Bei unserer Hafteinweisung war der Staatsanwalt sehr klar: „Der der anarcho-autonomen Bewegung muss ein definitives Ende gesetzt werden und M. Sayag muss eine Lektion erteilt werden bevor er zu einer noch gewalttätigeren Form des Protests übergeht.“
Der Staat konzentriert sich heute auf uns, weil wir nie aufgehört haben, unsere anarchistischen Ideen auf die Straße zu tragen und denjenigen zu vermitteln, die davon noch nie etwas gehört hatten, und unserer Solidarität mit den Aufständigen auf der ganzen Welt Ausdruck zu verleihen. Das alles ist kein Geheimnis. Ich bin weder ‚unschuldig‘ noch ’schuldig‘ in den Dingen, die mir vorgeworfen werden.

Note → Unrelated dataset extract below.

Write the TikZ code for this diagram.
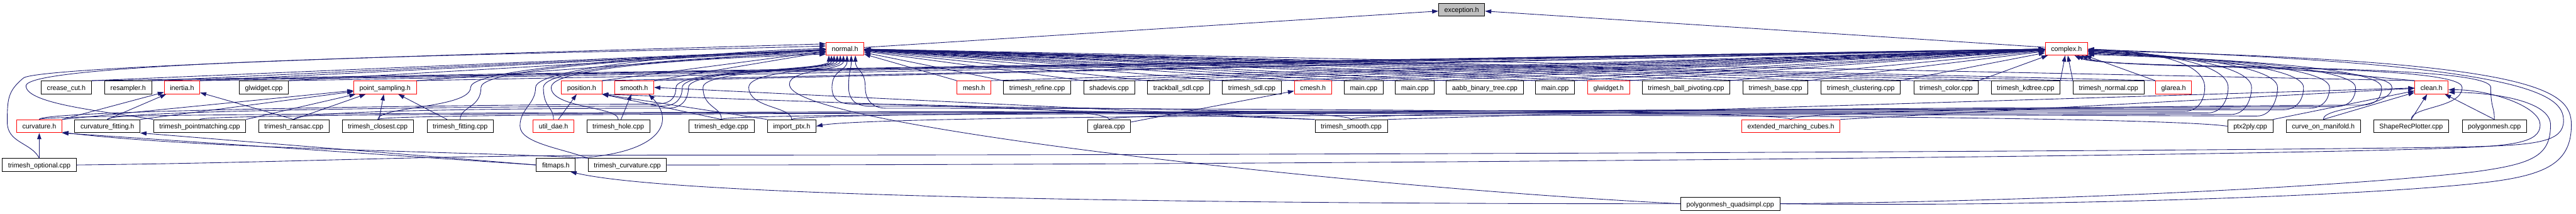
\documentclass[tikz,border=0pt]{standalone}
\usepackage{fontspec}
\setmainfont{Liberation Sans}
\usetikzlibrary{arrows.meta}
\definecolor{edgeblue}{HTML}{191970}
\definecolor{rootgray}{HTML}{BFBFBF}
\newcommand{\filefont}{\fontsize{7.4pt}{8.9pt}\selectfont}
\tikzset{
  file/.style={draw=black, fill=white, line width=0.6pt, font=\filefont,
    inner xsep=6.3pt, inner ysep=0pt, minimum height=0.5cm,
    text height=1.6ex, text depth=0.45ex},
  trunc/.style={file, draw=red},
  root/.style={file, fill=rootgray},
  dep/.style={draw=edgeblue, line width=0.6pt, -{Triangle[length=0.24cm,width=0.16cm]}}
}

\begin{document}
\begin{tikzpicture}[x=0.02cm, y=0.02cm]
\path[use as bounding box, fill=white] (0,0) rectangle (4954,-411);
% row 0 and 1
\node[root] (exception) at (2811,-18.5) {exception.h};
\node[trunc] (normal) at (1625,-93.5) {normal.h};
\node[trunc] (complex) at (3974,-93.5) {complex.h};
% row 2
\node[file] (creasecut) at (127.5,-168) {crease\_cut.h};
\node[file] (resampler) at (246.5,-168) {resampler.h};
\node[trunc] (inertia) at (350,-168) {inertia.h};
\node[file] (glwidgetcpp) at (507.5,-168) {glwidget.cpp};
\node[trunc] (pointsampling) at (740.5,-168) {point\_sampling.h};
\node[trunc] (position) at (1118.5,-168) {position.h};
\node[trunc] (smooth) at (1219.5,-168) {smooth.h};
\node[trunc] (mesh) at (1873,-168) {mesh.h};
\node[file] (refine) at (1994.5,-168) {trimesh\_refine.cpp};
\node[file] (shadevis) at (2133,-168) {shadevis.cpp};
\node[file] (trackball) at (2266.5,-168) {trackball\_sdl.cpp};
\node[file] (sdl) at (2407.5,-168) {trimesh\_sdl.cpp};
\node[trunc] (cmesh) at (2525,-168) {cmesh.h};
\node[file] (maina) at (2622.5,-168) {main.cpp};
\node[file] (mainb) at (2721,-168) {main.cpp};
\node[file] (aabb) at (2855.5,-168) {aabb\_binary\_tree.cpp};
\node[file] (mainc) at (2990.5,-168) {main.cpp};
\node[trunc] (glwidgeth) at (3093.5,-168) {glwidget.h};
\node[file] (ballpiv) at (3242.5,-168) {trimesh\_ball\_pivoting.cpp};
\node[file] (base) at (3414.5,-168) {trimesh\_base.cpp};
\node[file] (clustering) at (3578.5,-168) {trimesh\_clustering.cpp};
\node[file] (color) at (3742.5,-168) {trimesh\_color.cpp};
\node[file] (kdtree) at (3895.5,-168) {trimesh\_kdtree.cpp};
\node[file] (normalcpp) at (4055,-168) {trimesh\_normal.cpp};
\node[trunc] (glareah) at (4180,-168) {glarea.h};
\node[trunc] (clean) at (4676,-168) {clean.h};
% row 3
\node[trunc] (curvature) at (75.5,-242.5) {curvature.h};
\node[file] (curvfit) at (206.5,-242.5) {curvature\_fitting.h};
\node[file] (pointmatch) at (384,-242.5) {trimesh\_pointmatching.cpp};
\node[file] (ransac) at (565,-242.5) {trimesh\_ransac.cpp};
\node[file] (closest) at (726.5,-242.5) {trimesh\_closest.cpp};
\node[file] (fitting) at (885,-242.5) {trimesh\_fitting.cpp};
\node[trunc] (utildae) at (1064.5,-242.5) {util\_dae.h};
\node[file] (hole) at (1189,-242.5) {trimesh\_hole.cpp};
\node[file] (edge) at (1387.5,-242.5) {trimesh\_edge.cpp};
\node[file] (importptx) at (1522.5,-242.5) {import\_ptx.h};
\node[file] (glareacpp) at (2133,-242.5) {glarea.cpp};
\node[file] (smoothcpp) at (2598.5,-242.5) {trimesh\_smooth.cpp};
\node[trunc] (emc) at (3444,-242.5) {extended\_marching\_cubes.h};
\node[file] (ptx2ply) at (4327.5,-242.5) {ptx2ply.cpp};
\node[file] (com) at (4468,-242.5) {curve\_on\_manifold.h};
\node[file] (shaperec) at (4637,-242.5) {ShapeRecPlotter.cpp};
\node[file] (polygonmesh) at (4797,-242.5) {polygonmesh.cpp};
% row 4 and 5
\node[file] (optional) at (75.5,-317) {trimesh\_optional.cpp};
\node[file] (fitmaps) at (1069,-317) {fitmaps.h};
\node[file] (curvaturecpp) at (1206.5,-317) {trimesh\_curvature.cpp};
\node[file] (quadsimpl) at (3327.5,-391.5) {polygonmesh\_quadsimpl.cpp};

% top
\draw[dep] (normal) -- (exception);
\draw[dep] (complex) -- (exception);
% row 2 up to normal.h and complex.h
\foreach \s in {creasecut,resampler,inertia,glwidgetcpp,pointsampling,position,smooth}
  \draw[dep] (\s.north east) -- (normal);
\foreach \s in {mesh,refine,shadevis,trackball,sdl,cmesh,maina,mainb,aabb,mainc,glwidgeth,ballpiv,base,clustering,color,kdtree,normalcpp,glareah,clean}
  \draw[dep] (\s.north west) -- (normal);
\foreach \s in {creasecut,resampler,inertia,glwidgetcpp,pointsampling,position,smooth,mesh,refine,shadevis,trackball,sdl,cmesh,maina,mainb,aabb,mainc,glwidgeth,ballpiv,base,clustering,color,kdtree}
  \draw[dep] (\s.north east) -- (complex);
\foreach \s in {normalcpp,glareah,clean}
  \draw[dep] (\s.north west) -- (complex);

% row 3 up to normal.h, through the gaps of row 2
\foreach \s/\gx/\a in {closest/905/-176, fitting/925/-172, utildae/1045/-168, hole/1060/-164}
  \draw[dep] (\s.north) .. controls +(0,25) and +(0,-40) .. (\gx,-168)
    .. controls +(0,45) and +(-150,-5) .. (normal.\a);
\foreach \s/\gx/\dx in {edge/1352/-0.30cm, importptx/1440/-0.18cm}
  \draw[dep] (\s.north) .. controls +(0,25) and +(0,-40) .. (\gx,-168)
    .. controls +(0,35) and +(0,-30) .. ([xshift=\dx]normal.south);
\foreach \s/\gx/\cy/\dx in {curvature/1300/-200/-0.62cm, curvfit/1312/-204/-0.52cm, ransac/1324/-208/-0.42cm}
  \draw[dep] (\s.north) .. controls +(0,20) and +(-150,0) .. (\gx-40,\cy)
    .. controls +(30,0) and +(0,-20) .. (\gx,-168)
    .. controls +(0,35) and +(0,-30) .. ([xshift=\dx]normal.south);
\foreach \s/\gx/\cy/\dx in {glareacpp/1600/-200/0.08cm, smoothcpp/1632/-204/0.24cm, emc/1664/-208/0.40cm}
  \draw[dep] (\s.north) .. controls +(0,20) and +(150,0) .. (\gx+40,\cy)
    .. controls +(-30,0) and +(0,-20) .. (\gx,-168)
    .. controls +(0,35) and +(0,-30) .. ([xshift=\dx]normal.south);

% row 3 up to complex.h, round the right of glarea.h
\foreach \s/\gx/\cy/\a in {curvature/4240/-214/-1, pointmatch/4285/-217/-3, closest/4330/-220/-5, edge/4380/-223/-7, importptx/4430/-211/-9, glareacpp/4480/-208/-11, smoothcpp/4530/-205/-13, emc/4580/-202/-15}
  \draw[dep] (\s.north) .. controls +(0,20) and +(-150,0) .. (\gx-40,\cy)
    .. controls +(30,0) and +(0,-20) .. (\gx,-168)
    .. controls +(0,45) and +(140,-5) .. (complex.\a);
\foreach \s/\gx/\a in {com/4600/-24, shaperec/4735/-32, polygonmesh/4790/-40}
  \draw[dep] (\s.north) .. controls +(0,25) and +(0,-40) .. (\gx,-168)
    .. controls +(0,50) and +(60,-30) .. (complex.\a);

% clean.h
\foreach \s in {com,shaperec,polygonmesh}
  \draw[dep] (\s.north) -- (clean);
\foreach \s in {smoothcpp,emc,ptx2ply}
  \draw[dep] (\s.north east) -- (clean);

% row 3 to row 2
\draw[dep] (curvature.north east) -- (inertia);
\draw[dep] (curvfit.north) -- (inertia);
\draw[dep] (ransac.north) -- (inertia);
\draw[dep] (curvature.north east) -- (pointsampling);
\draw[dep] (curvfit.north east) -- (pointsampling);
\draw[dep] (pointmatch.north east) -- (pointsampling);
\draw[dep] (ransac.north) -- (pointsampling);
\draw[dep] (closest) -- (pointsampling);
\draw[dep] (fitting) -- (pointsampling);
\draw[dep] (utildae) -- (position);
\draw[dep] (edge.north) -- (position.south east);
\draw[dep] (importptx.north west) -- (position.south east);
\draw[dep] (smoothcpp.north west) -- (position.south east);
\draw[dep] (hole) -- (smooth);
\draw[dep] (smoothcpp.north west) -- (smooth.east);
\draw[dep] (glareacpp) -- (cmesh);
\draw[dep] (ptx2ply.west) .. controls (4100,-215) and (1720,-215) .. (importptx.east);

% round the left end
\draw[dep] (pointmatch.north west) .. controls +(-90,15) and +(0,-35) .. (50,-165)
  .. controls +(0,50) and +(-500,-15) .. (normal.172);
\draw[dep] (optional.north) .. controls +(-15,30) and +(0,-40) .. (14,-235)
  .. controls +(0,45) and +(-30,-25) .. (45,-150)
  .. controls +(30,25) and +(-500,-15) .. (normal.166);

% rows 4 and 5
\draw[dep] (optional) -- (curvature);
\draw[dep] (fitmaps.west) -- (curvature.south east);
\draw[dep] (fitmaps.west) -- (curvfit.south east);
\draw[dep] (fitmaps.north east) .. controls (1270,-295) and (1300,-235) .. (smooth.-25);
\draw[dep] (curvaturecpp.north west) .. controls (950,-292) and (400,-288) .. (curvature.-15);
\draw[dep] (curvaturecpp.north west) .. controls (1080,-285) and (1000,-275) .. (1000,-242)
  .. controls (1000,-209) and (1030,-200) .. (1030,-168)
  .. controls (1030,-125) and (1440,-96) .. (normal.west);
\draw[dep] (quadsimpl.west) .. controls (2300,-392) and (1300,-378) .. (fitmaps.-25);
\draw[dep] (quadsimpl.west) .. controls (2600,-360) and (1560,-245) .. (1520,-168)
  .. controls (1502,-133) and +(0,-30) .. ([xshift=-0.06cm]normal.south);

% round the right end
\draw[dep] (curvaturecpp.east) .. controls (2500,-317) and (4300,-300) .. (4700,-285)
  .. controls (4830,-281) and (4885,-275) .. (4885,-240)
  .. controls (4885,-205) and (4790,-172) .. (clean.-8);
\draw[dep] (quadsimpl.east) .. controls (3900,-388) and (4500,-360) .. (4760,-330)
  .. controls (4870,-315) and (4905,-300) .. (4905,-240)
  .. controls (4905,-195) and (4800,-178) .. (clean.-16);
\draw[dep] (optional.east) .. controls (600,-312) and (800,-298) .. (1300,-298)
  .. controls (2500,-298) and (4400,-290) .. (4750,-282)
  .. controls (4880,-279) and (4930,-272) .. (4930,-232)
  .. controls (4930,-180) and (4860,-122) .. (complex.-2);
\draw[dep] (quadsimpl.east) .. controls (3950,-398) and (4600,-375) .. (4800,-348)
  .. controls (4900,-334) and (4945,-310) .. (4945,-240)
  .. controls (4945,-172) and (4880,-116) .. (complex.-5);
\end{tikzpicture}
\end{document}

Ich bin Anarchist und gehört meine Solidarität allen Handlungen, die darauf abzielen, sich von Herrschaftsverhältnissen zu befreien ohne sie zu reproduzieren, ob sie von mir oder von anderen stammen.
An alle, die nicht über diese armseeligen Mauern weinen, die wir zum Sprechen gebracht haben, an alle, die sich gefesselt fühlen, wenn andere es sind, sende ich meine revolutionären Grüße und rufe euch auf, euren Kampf für die Freiheit, der auch meiner ist, nicht ruhen zu lassen.
An alle, die diesen Verhältnissen dienen: eure Gefängnisstrafen werden weder meine Tränen trocknen noch unsere Freude unterdrücken, mit der wir an der Veränderung der Verhältnisse arbeiten.
Meine Solidarität gehört den Aufständigen, die aktiv werden ohne davon zu träumen, die Diktaturen durch eine demokratische Herrschaft zu ersetzen. Sie gehört auch allen Gefangenen auf diesem Planeten, die nicht aufgeben und die sich nicht von anderen abgrenzen, indem sie sich Kategorien wie die des ‚politischen Gefangenen‘ erfinden. Von Sidi Bouzid nach Athen, von Bal-el-oued nach Santiago, von Villiers-le-bel in die Vorstädte von Rio – lasst unsere Revolten unsere Solidarität stärken, und umgekehrt.

Freiheit.

Am 6.2.2011, Dan.

PS: Ihr könnt mir auf englisch und auf französisch schreiben.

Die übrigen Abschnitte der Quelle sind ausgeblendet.